The ruins of Rome would expand as the Flemish painters watched: On May 6, 1527, French troops of Charles V sacked the city.

Artistically, the strain of romantic realism, ever-bolder colors, more assertive figures and greater movement grew as Flemish painters began working in southern Europe.

"Imagine what it must have been like for artists from the north to come here and to have to deal with Rome's wonderful light," Siligato mused.

The influence of Michelangelo and Raphael would embellish what the ambience and the translucent light had begun. One of the works in the show, Lambert Zutman's "The Fire at Troy," an oil on wood painted around 1540, is a direct paraphrase of Raphael's 1514 "Fire in the Borgo," which can be seen at the Vatican.

Michelangelo's influence in the Flemish paintings on display is manifest: Tight, stiff northern figures give way to big, muscular, moving bodies of the sort that grace the Sistine Chapel ceiling. The human form becomes a vehicle for expression: languor, anger, sensuality.

By the second half of the 16th Century, Rome held particular allure for northern artists. The Roman Catholic Church had mounted a vigorous counter-Reformation against Protestantism, and the Low Countries were wracked by religious and political warfare. Strife, recession and anti-Catholic puritanism at home left Flemish artists without work. In Rome, by contrast, the Vatican, wealthy cardinals and sundry nobles were all potential patrons.

As the century progressed, the Flemish painters broke away from religious themes to explore the classical and mythological.

By century's end, Rome had enveloped many of the Flemish visitors. Pieter Isaacsz's "Riot of Roman Women at the Capitoline Hill," recaptures an incident from Imperial Rome but is painted with the backdrop of the Michelangelo-designed city hall. The rioters and bystanders are dressed for the Roman Renaissance, save for a few dour observers who look as if they have just arrived from Holland.

"The knowledge and techniques brought from Rome by the northern artists infused Low Countries art with a new quality and spirit. By the beginning of the 17th Century, artists showed that they were in no way inferior to Italian artists with regard to the human figure," said Bert W. Meijer, director of Holland's Art History Institute in Florence and an organizer of the exhibition.

Enter Rubens. The great Dutch master is represented by sketches for the painting he did at Rome's baroque Chiesa Nuova around 1600, as well as by half a dozen paintings including the Caravaggesque "Adoration of the Shepherds," on loan from the Hermitage in St.

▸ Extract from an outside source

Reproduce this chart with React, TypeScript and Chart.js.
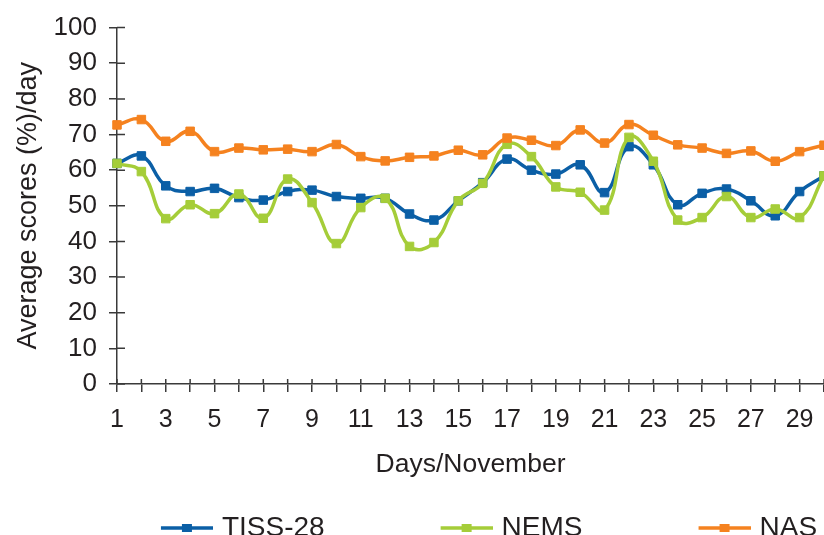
import React, { useEffect, useRef } from 'react';
import { Chart, registerables } from 'chart.js';

Chart.register(...registerables);

// ---- data ----
const days = ['1','2','3','4','5','6','7','8','9','10','11','12','13','14','15','16','17','18','19','20','21','22','23','24','25','26','27','28','29','30'];
const tissValues = [61.9, 64.0, 55.6, 54.0, 54.9, 52.3, 51.6, 54.0, 54.4, 52.6, 52.1, 52.1, 47.7, 46.0, 51.4, 56.5, 63.1, 60.0, 58.9, 61.5, 53.7, 66.6, 61.5, 50.3, 53.5, 54.7, 51.4, 47.2, 54.0, 58.4];
const nemsValues = [61.9, 59.6, 46.4, 50.3, 47.8, 53.3, 46.5, 57.5, 50.9, 39.4, 49.5, 52.1, 38.6, 39.7, 51.4, 56.3, 67.3, 63.8, 55.3, 53.8, 48.8, 69.2, 62.5, 46.0, 46.7, 52.6, 46.7, 49.1, 46.7, 58.4];
const nasValues = [72.7, 74.2, 68.1, 70.9, 65.2, 66.2, 65.7, 65.9, 65.2, 67.2, 63.8, 62.6, 63.6, 64.0, 65.6, 64.3, 69.0, 68.4, 66.9, 71.3, 67.6, 72.8, 69.8, 67.1, 66.2, 64.7, 65.4, 62.5, 65.2, 67.0];
const seriesNames = ['TISS-28', 'NEMS', 'NAS'];
const yTitle = 'Average scores (%)/day';
const xTitle = 'Days/November';

// ---- style ----
const COLORS = ['#0b5fa6', '#a5cd39', '#f5821f'];
const AXIS = '#3a3a3a';
const TEXT = '#231f20';
const FONT = '"Liberation Sans", Arial, Helvetica, sans-serif';
const W = 824;
const H = 535;
const LEGEND_FONT = 28;
const LEGEND_BOX = 153;
const LEGEND_IMG_W = LEGEND_BOX + 10;
const LEGEND_DX = 24;
const LEGEND_DY = 17;

function legendImage(color: string): HTMLCanvasElement {
  const c = document.createElement('canvas');
  c.width = LEGEND_IMG_W;
  c.height = 12;
  const ctx = c.getContext('2d')!;
  ctx.strokeStyle = color;
  ctx.lineWidth = 3.5;
  ctx.beginPath();
  ctx.moveTo(LEGEND_IMG_W - 52, 6);
  ctx.lineTo(LEGEND_IMG_W, 6);
  ctx.stroke();
  ctx.fillStyle = color;
  ctx.fillRect(LEGEND_IMG_W - 26 - 5, 2, 10, 8);
  return c;
}

const innerTicks = {
  id: 'innerTicks',
  beforeDatasetsDraw(chart: any) {
    const { ctx } = chart;
    const x = chart.scales.x;
    const y = chart.scales.y;
    ctx.save();
    ctx.strokeStyle = AXIS;
    ctx.lineWidth = 1.5;
    ctx.beginPath();
    x.ticks.forEach((_t: any, i: number) => {
      const px = x.getPixelForTick(i);
      ctx.moveTo(px, x.top);
      ctx.lineTo(px, x.top - 5);
    });
    y.ticks.forEach((_t: any, i: number) => {
      const py = y.getPixelForTick(i);
      ctx.moveTo(y.right, py);
      ctx.lineTo(y.right + 8, py);
    });
    ctx.stroke();
    ctx.restore();
  },
};

const legendShift = {
  id: 'legendShift',
  afterLayout(chart: any) {
    const l = chart.legend;
    if (!l) return;
    l.left += LEGEND_DX;
    l.right += LEGEND_DX;
    l.top += LEGEND_DY;
    l.bottom += LEGEND_DY;
  },
};

export default function App() {
  const ref = useRef<HTMLCanvasElement | null>(null);

  useEffect(() => {
    if (!ref.current) return;
    const images = COLORS.map(legendImage);
    const values = [tissValues, nemsValues, nasValues];
    const chart = new Chart(ref.current, {
      type: 'line',
      data: {
        labels: days,
        datasets: values.map((v, i) => ({
          label: seriesNames[i],
          data: v,
          borderColor: COLORS[i],
          backgroundColor: COLORS[i],
          borderWidth: 3.5,
          tension: 0.45,
          pointStyle: 'rect',
          pointRadius: 6,
          pointBorderWidth: 1,
          pointBorderColor: COLORS[i],
          pointBackgroundColor: COLORS[i],
          fill: false,
          order: 3 - i,
        })),
      },
      options: {
        animation: false,
        responsive: false,
        devicePixelRatio: 1,
        layout: { autoPadding: false, padding: { top: 27, right: 0, left: 0, bottom: 0 } },
        plugins: {
          tooltip: { enabled: false },
          legend: {
            position: 'bottom',
            labels: {
              usePointStyle: true,
              pointStyleWidth: LEGEND_BOX,
              boxHeight: 12,
              padding: 10,
              color: TEXT,
              font: { family: FONT, size: LEGEND_FONT },
              generateLabels: (ch: any) => {
                const items = (Chart.defaults.plugins.legend.labels as any).generateLabels(ch);
                items.forEach((it: any) => { it.pointStyle = images[it.datasetIndex]; });
                return items.sort((a: any, b: any) => a.datasetIndex - b.datasetIndex);
              },
            },
          },
        },
        scales: {
          x: {
            type: 'category',
            offset: false,
            afterFit: (s: any) => { s.height = 103; s.paddingLeft = 0; s.paddingRight = 0; },
            grid: { drawOnChartArea: false, drawTicks: true, tickLength: 8, color: AXIS, lineWidth: 1.5 },
            border: { display: true, color: AXIS, width: 1.5 },
            ticks: {
              autoSkip: false,
              maxRotation: 0,
              padding: 13,
              color: TEXT,
              font: { family: FONT, size: 25 },
              callback: (_v: any, i: number) => (Number(days[i]) % 2 === 1 ? days[i] : ''),
            },
            title: {
              display: true,
              text: xTitle,
              color: TEXT,
              font: { family: FONT, size: 26.5 },
              padding: { top: 0, bottom: 6 },
            },
          },
          y: {
            min: 0,
            max: 100,
            afterFit: (s: any) => { s.width = 117; },
            grid: { drawOnChartArea: false, drawTicks: true, tickLength: 8, color: AXIS, lineWidth: 1.5 },
            border: { display: true, color: AXIS, width: 1.5 },
            ticks: {
              stepSize: 10,
              padding: 12,
              color: TEXT,
              font: { family: FONT, size: 26 },
            },
            title: {
              display: true,
              text: yTitle,
              color: TEXT,
              font: { family: FONT, size: 27 },
              padding: { top: 12, bottom: 0 },
            },
          },
        },
      },
      plugins: [innerTicks, legendShift],
    } as any);
    return () => chart.destroy();
  }, []);

  return (
    <div style={{ position: 'absolute', left: 0, top: 0, width: W, height: H, overflow: 'hidden', background: '#fff' }}>
      <canvas ref={ref} width={W} height={H} style={{ display: 'block' }} />
    </div>
  );
}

Petersburg.

By Rubens' day, the show makes clear, the southern feel for movement had melded with the northern use of light.

The exhibition "The Flemish in Rome" is open until Sept. 10 from 10 a.m. until 9 p.m. except Tuesdays at the Palazzo delle Esposizioni, Via Nazionale 194, in central Rome. Admission is about $7.50. The well-illustrated catalogue, Italian only, costs about $44.